For families with mixed ages – the toddler and the teenager under one roof, which remains one of travel’s more advanced challenges – a villa provides the physical space for everyone to occupy the trip on their own terms. The toddler sleeps. The teenager streams something. The adults drink wine in the kitchen. No one is disturbing anyone else. This is not a small thing.
Explore our carefully selected family luxury villas in Kensington and find the space your family actually needs.
Late spring (May to June) and early autumn (September to October) offer the best combination of manageable weather and smaller crowds at the major museums. Summer holidays bring larger queues at the Natural History Museum and Science Museum – both of which are free and therefore extremely popular with families. If you are visiting in July or August, book timed entry tickets in advance where available, and aim to arrive at opening time. The park is, if anything, more enjoyable in shoulder season, when you can actually find a bench.
Yes – the Natural History Museum, the Science Museum, and the Victoria and Albert Museum are all free to enter for visitors of all ages, including children. This is one of the genuinely great facts about London and should be celebrated accordingly. Special exhibitions within each museum may carry a charge, and it is worth checking each museum’s website before your visit to see what is on. The Science Museum’s Wonderlab interactive gallery charges a small separate fee but is very much worth it for families with children aged five and above.

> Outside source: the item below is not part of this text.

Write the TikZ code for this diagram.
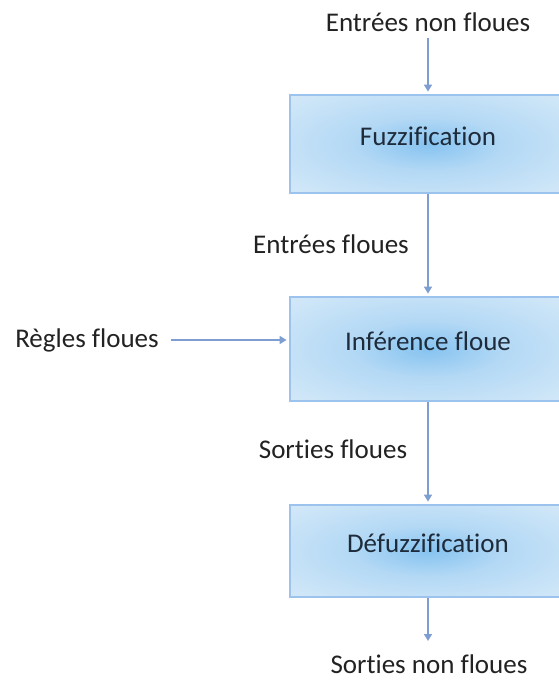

As a general guide, families with young children benefit from at least one additional bedroom beyond what you might book for adults alone – having a dedicated space for a travel cot or children’s beds, separate from the main bedroom, makes an enormous practical difference to everyone’s sleep. Families with teenagers do well to look for properties where teenagers have some degree of their own space, whether a separate room or a dedicated living area. A kitchen and an outdoor space – terrace, garden or pool – are the features that most consistently make the difference between a villa stay that works and one that genuinely transforms a holiday.